Key UN Resolutions in the Context of the 2026 War

  • UNSC Resolution 242 (1967) — Called for Israeli withdrawal from territories occupied in the Six-Day War. Still cited as the basis for a two-state solution. Never enforced
  • UNSC Resolution 338 (1973) — Called for a ceasefire in the Yom Kippur War and implementation of Resolution 242. Partially implemented
  • UNGA Resolution ES-10/21 (2024) — Called for an immediate ceasefire in Gaza. Passed 153-10. Non-binding
  • UNGA Emergency Session (2026) — Demanded immediate cessation of hostilities in Iran. Passed 143-9. Non-binding
  • Bahrain draft UNSC Resolution (2026) — Called for forcible reopening of the Strait of Hormuz. Vetoed by Russia and China

What the Data Shows

The factual record of UN votes on Israel reveals a system with genuine structural tensions. The General Assembly voting pattern does show a statistical disproportion in attention directed at Israel compared to other conflicts. At the same time, the US veto pattern at the Security Council demonstrates an equally striking pattern of shielding Israel from binding international action.
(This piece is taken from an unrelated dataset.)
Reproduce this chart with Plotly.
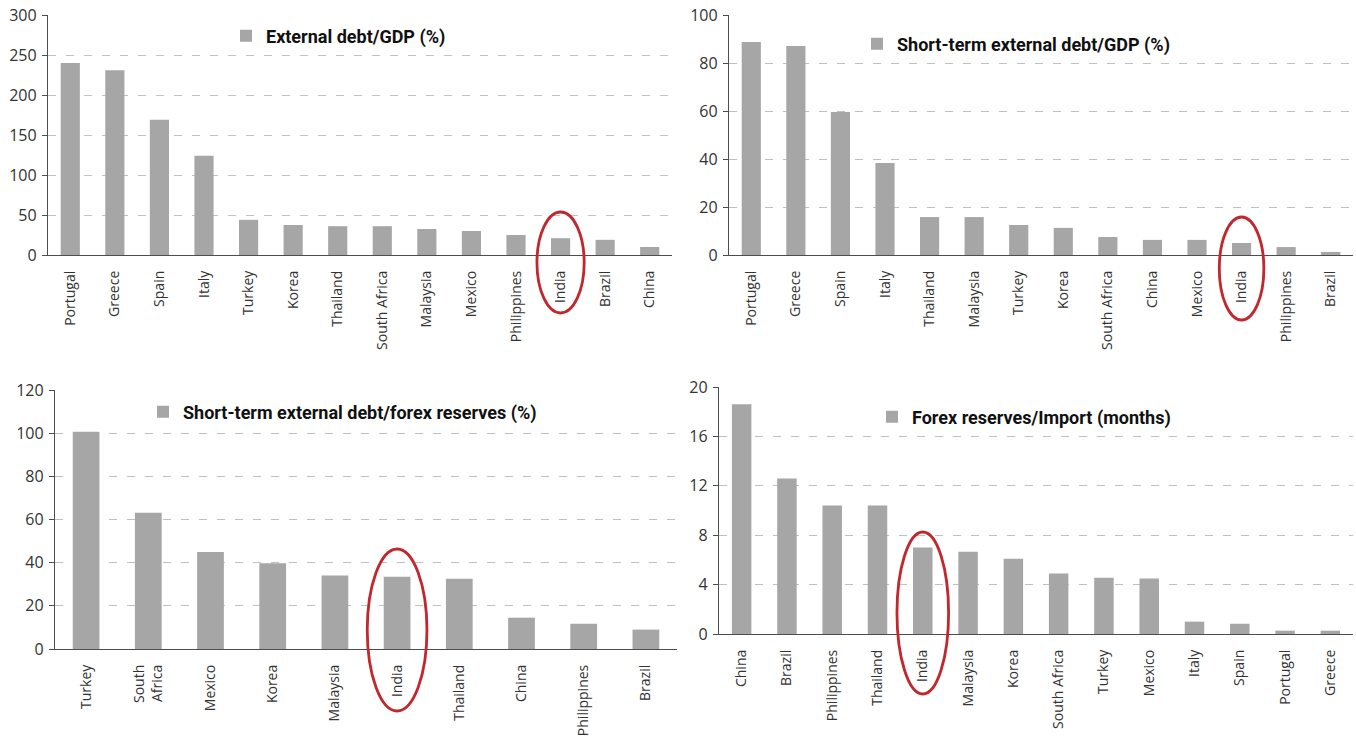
import plotly.graph_objects as go

W, H = 1356, 736

# ---- data ----
cats1 = ["Portugal", "Greece", "Spain", "Italy", "Turkey", "Korea", "Thailand",
         "South Africa", "Malaysia", "Mexico", "Philippines", "India", "Brazil", "China"]
vals1 = [240, 231, 169, 124, 44, 37.5, 36, 36, 32.5, 30, 25, 21, 19, 10]
name1 = "External debt/GDP (%)"

cats2 = ["Portugal", "Greece", "Spain", "Italy", "Thailand", "Malaysia", "Turkey",
         "Korea", "South Africa", "China", "Mexico", "India", "Philippines", "Brazil"]
vals2 = [88.8, 87.1, 59.6, 38.3, 15.8, 15.8, 12.5, 11.3, 7.5, 6.3, 6.3, 5.0, 3.3, 1.3]
name2 = "Short-term external debt/GDP (%)"

cats3 = ["Turkey", "South Africa", "Mexico", "Korea", "Malaysia", "India",
         "Thailand", "China", "Philippines", "Brazil"]
vals3 = [100.6, 63.1, 45.0, 39.7, 34.0, 33.5, 32.6, 14.5, 11.7, 9.0]
name3 = "Short-term external debt/forex reserves (%)"

cats4 = ["China", "Brazil", "Philippines", "Thailand", "India", "Malaysia", "Korea",
         "South Africa", "Turkey", "Mexico", "Italy", "Spain", "Portugal", "Greece"]
vals4 = [18.6, 12.6, 10.4, 10.4, 7.0, 6.65, 6.1, 4.9, 4.55, 4.5, 1.0, 0.83, 0.27, 0.27]
name4 = "Forex reserves/Import (months)"

highlight = "India"

# ---- style ----
BAR = "#a6a6a6"
GRID = "#c0c0c0"
AXIS = "#4d4d4d"
RED = "#c1272d"
TICKFONT = dict(family="Open Sans, sans-serif", size=14, color="#333333")
YTICKFONT = dict(family="Open Sans, sans-serif", size=16, color="#333333")
LEGFONT = dict(family="Liberation Sans Narrow, Roboto, sans-serif", size=18, color="#111111")

def px(x):
    return x / W

def py(y):
    return 1 - y / H

panels = [
    dict(c=cats1, v=vals1, n=name1, xd=(48, 672), yd=(15, 255), yr=300, dt=50,
         leg=(266, 36), ell=(0.53, 212, 313), wrap=False),
    dict(c=cats2, v=vals2, n=name2, xd=(729, 1353), yd=(15, 255), yr=100, dt=20,
         leg=(897, 44), ell=(0.50, 217, 320), wrap=False),
    dict(c=cats3, v=vals3, n=name3, xd=(55, 677), yd=(390, 649), yr=120, dt=20,
         leg=(183, 412), ell=(0.48, 549, 711), wrap=True),
    dict(c=cats4, v=vals4, n=name4, xd=(719, 1353), yd=(387, 634), yr=20, dt=4,
         leg=(912, 417), ell=(0.57, 532, 694), wrap=False),
]

fig = go.Figure()
shapes = []
layout = dict(
    width=W, height=H, margin=dict(l=0, r=0, t=0, b=0, autoexpand=False),
    paper_bgcolor="white", plot_bgcolor="white",
    bargap=0.57, showlegend=True,
)

for i, p in enumerate(panels, start=1):
    xa = "x" if i == 1 else f"x{i}"
    ya = "y" if i == 1 else f"y{i}"
    lg = "legend" if i == 1 else f"legend{i}"
    fig.add_trace(go.Bar(
        x=p["c"], y=p["v"], name=f"<b>{p['n']}</b>",
        marker=dict(color=BAR, line=dict(width=0)),
        xaxis=xa, yaxis=ya, legend=lg, hoverinfo="x+y",
    ))
    ticktext = [c.replace("South Africa", "South<br>Africa") if p["wrap"] else c for c in p["c"]]
    layout["xaxis" if i == 1 else f"xaxis{i}"] = dict(
        domain=[px(p["xd"][0]), px(p["xd"][1])], anchor=ya,
        type="category", tickangle=-90, tickfont=TICKFONT,
        tickmode="array", tickvals=p["c"], ticktext=ticktext,
        showline=True, linecolor=AXIS, linewidth=1.3, ticks="", showgrid=False,
        ticklabelstandoff=9, fixedrange=True, automargin=False,
    )
    layout["yaxis" if i == 1 else f"yaxis{i}"] = dict(
        domain=[py(p["yd"][1]), py(p["yd"][0])], anchor=xa,
        range=[0, p["yr"]], dtick=p["dt"], tick0=0,
        showline=True, linecolor=AXIS, linewidth=1.3,
        ticks="outside", ticklen=5, tickcolor=AXIS, tickwidth=1,
        showgrid=True, gridcolor=GRID, griddash="8px,10px", gridwidth=1,
        zeroline=False, tickfont=YTICKFONT, ticklabelstandoff=2, fixedrange=True,
        automargin=False,
    )
    layout[lg] = dict(
        x=px(p["leg"][0] - 40), y=py(p["leg"][1]), xanchor="left", yanchor="middle",
        bgcolor="rgba(0,0,0,0)", borderwidth=0, font=LEGFONT, itemwidth=30,
    )
    idx = p["c"].index(highlight)
    hw, yt, yb = p["ell"]
    shapes.append(dict(
        type="circle", xref=xa, yref="paper",
        x0=idx - hw, x1=idx + hw, y0=py(yb), y1=py(yt),
        line=dict(color=RED, width=2.8), fillcolor="rgba(0,0,0,0)", layer="above",
    ))

layout["shapes"] = shapes
fig.update_layout(**layout)

fig.write_html(
    "out.html",
    config={"displayModeBar": False},
    post_script="document.body.style.margin='0';document.body.style.overflow='hidden';",
)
Whether one interprets these patterns as evidence of anti-Israel bias or as a legitimate response to occupation depends largely on which data points one emphasizes. What is factually clear is that the current UN system has failed to resolve the underlying conflicts — the Israeli-Palestinian issue persists after 75+ years of UN attention, and the 2026 Iran war proceeded despite UN mechanisms designed to prevent exactly this type of escalation.

The 2026 conflict has, if anything, deepened the crisis of confidence in the UN system. The Security Council’s inability to act on the most significant Middle East military conflict in decades has reinforced calls for UN reform from nations across the political spectrum.